必要な項目を選んだ後は、現在住んでいる場所、家賃の予算、現在の職種と経験年数、給料の額面を指定する。
入力が完了すると、最適な都市が上から順に並ぶ。都市ごとにはじめに選んだ項目とのマッチングスコア、スタートアップシーンの盛り上がり、現状の生活費の比較が確認できる。
各都市名をクリックすると、より詳細なデータを閲覧できる。マッチングスコアの内訳、現在住んでいる都市と生活費の比較、生活費、求人市場、スタートアップシーン、住宅事情、コワーキングスペースの数など、具体的な数値が表示される。
元Skypeエンジニア達が物理的な移動に関わるサービスを開発する理由
「暮らし働く上で最適な場所への移動」を掲げるTeleportには、CEOのSten Tamkivi氏をはじめ、元Skypeのエンジニアが多く所属している。
彼らが物理的な距離に囚われないコミュニケーションを実現したSkypeを経て、物理的に人々を移動させるためのプロダクトを開発するのはなぜなのか。
創業時のブログでSten氏は以下のように語っていた。
仕事は場所に縛られなくなった一方、生活にかかるコストは物理的な場所に大きく依存している。住居費、交通費、養育費、教育費、ヘルスケア。これらのコストやサービスの中身は住む場所によって規定される(中略)
自由に移動できる生活は素晴らしいが、うんざりするような膨大な選択を乗り越えなければいけない。これがTeleportの開発に至った理由です。これからのデジタルノマドが移住先を決定するプロセスをサポートしていきたい
またSten氏によると、Teleportが対象としているのは“移住する可能性の高い”ミレニアル世代。同社が可能性を判断する基準としたのは、知識労働者であること、パスポートを所持していること、二ヶ国語話者(英語が母語でない場合)であることの3つだ。
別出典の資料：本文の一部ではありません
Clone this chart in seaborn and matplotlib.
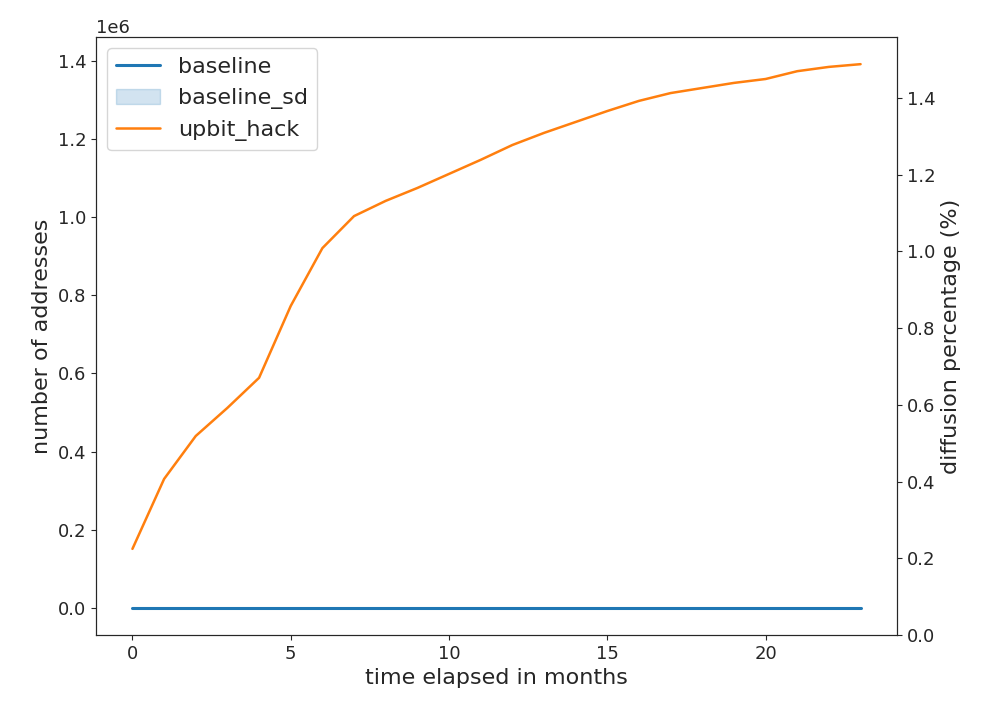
import numpy as np
import pandas as pd
import matplotlib
matplotlib.use("Agg")
import matplotlib.pyplot as plt
import seaborn as sns

months = list(range(24))
upbit_hack = [0.151e6, 0.330e6, 0.440e6, 0.512e6, 0.589e6, 0.773e6, 0.921e6, 1.003e6,
              1.042e6, 1.075e6, 1.111e6, 1.147e6, 1.185e6, 1.216e6, 1.244e6, 1.272e6,
              1.298e6, 1.318e6, 1.331e6, 1.344e6, 1.354e6, 1.374e6, 1.385e6, 1.392e6]
baseline = [0] * 24
baseline_sd = [0] * 24
diffusion_top = 1.559

sns.set_style("ticks")
plt.rcParams["font.size"] = 13

df = pd.DataFrame({"month": months, "baseline": baseline, "upbit_hack": upbit_hack})
lo = np.array(baseline) - np.array(baseline_sd)
hi = np.array(baseline) + np.array(baseline_sd)

fig, ax = plt.subplots(figsize=(9.87, 7.07), dpi=100)
fig.subplots_adjust(left=0.0973, right=0.9088, top=0.9477, bottom=0.1018)

sns.lineplot(data=df, x="month", y="baseline", ax=ax, color="tab:blue",
             label="baseline", linewidth=2.2)
ax.fill_between(months, lo, hi, color="tab:blue", alpha=0.2, label="baseline_sd")
sns.lineplot(data=df, x="month", y="upbit_hack", ax=ax, color="tab:orange",
             label="upbit_hack", linewidth=1.8)

ax.set_xlabel("time elapsed in months", fontsize=16)
ax.set_ylabel("number of addresses", fontsize=16)
ax.tick_params(labelsize=13)
ax.legend(loc="upper left", fontsize=16)

ax2 = ax.twinx()
ax2.set_ylim(0, diffusion_top)
ax2.set_ylabel("diffusion percentage (%)", fontsize=16)
ax2.tick_params(labelsize=13)

plt.savefig("out.png", dpi=100)
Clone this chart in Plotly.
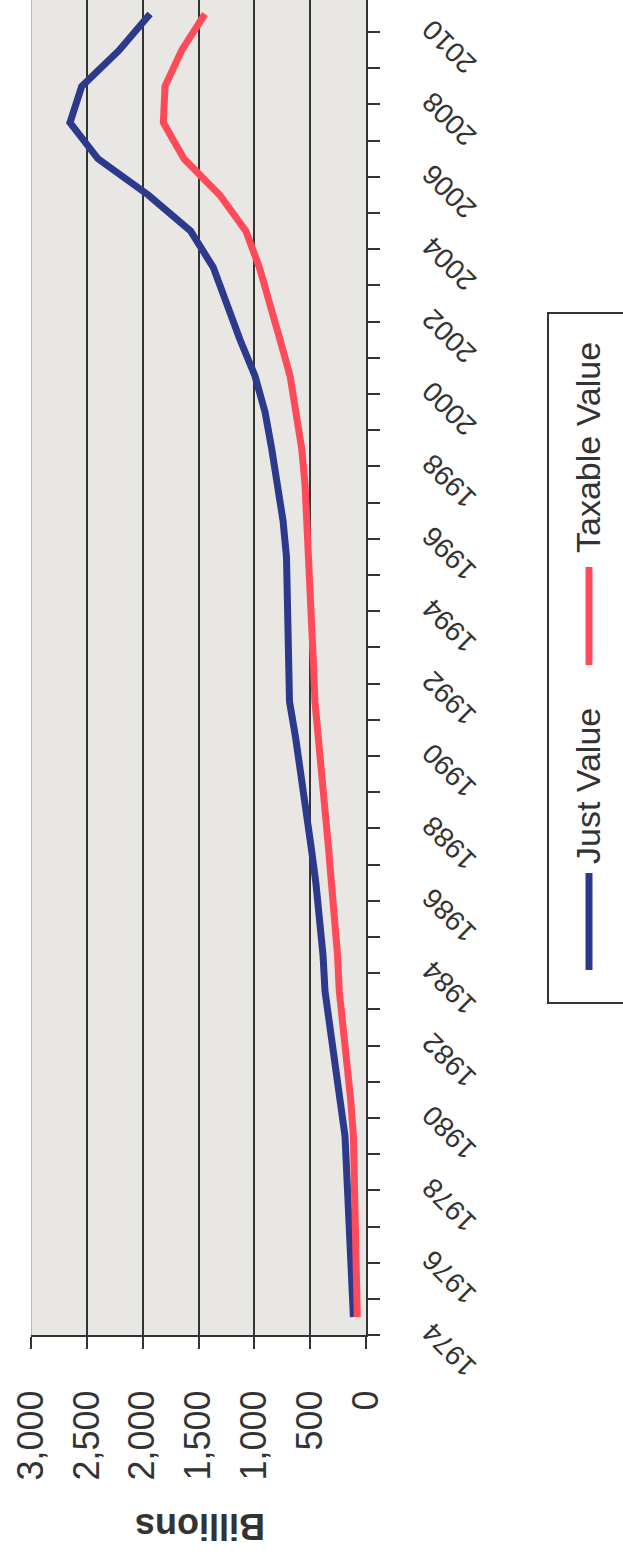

実施した調査では移住する可能性が高い属性を備えている人はおよそ3.5億人に上った。また、8割以上がすでに他の都市への移住を検討しているという結果が明らかになったという。
「海外で暮らしたい」は現実的な選択肢になる?
海外留学者数の減少を根拠に「最近の日本人は内向き」と評されることもある。一方、海外在留邦人数調査統計によると、長期で海外に滞在する日本人の数は調査を開始した昭和43年以降最多を記録している。
また、DeNAトラベルが10代から60代を対象とした調査でも 74.9%が「海外移住をしてみたい」と回答。その理由として「海外の穏やかな働き方が羨ましかった」が多く挙がったという。
ITやアカデミックの分野では、働き方だけではなく給料や待遇の差が話題になることも多い。今年に入ってからは、中国企業ファーウェイの新卒向け求人において、エンジニア職の初任給が40万円を超えていることがニュース等で取り上げられた。また、一橋大学教授の川口康平氏は、給料を理由に香港科学技術大学に移籍する旨をツイートし、インターネット上では共感や嘆きと共に拡散された。
国内の労働環境や文化に不満を抱き、より豊かな生活を手に入れる手段として海外移住を検討する。そんなステレオタイプな海外への憧れではなく、現実的で、前向きな理由で海外移住を選択する人達は今後増えていく。
Teleportのように具体的な検討事項とデータを駆使してベストな都市を導き出すサービスは、よりよく生きるための戦略として、移住を検討する人達にとって、力強い味方になるはずだ。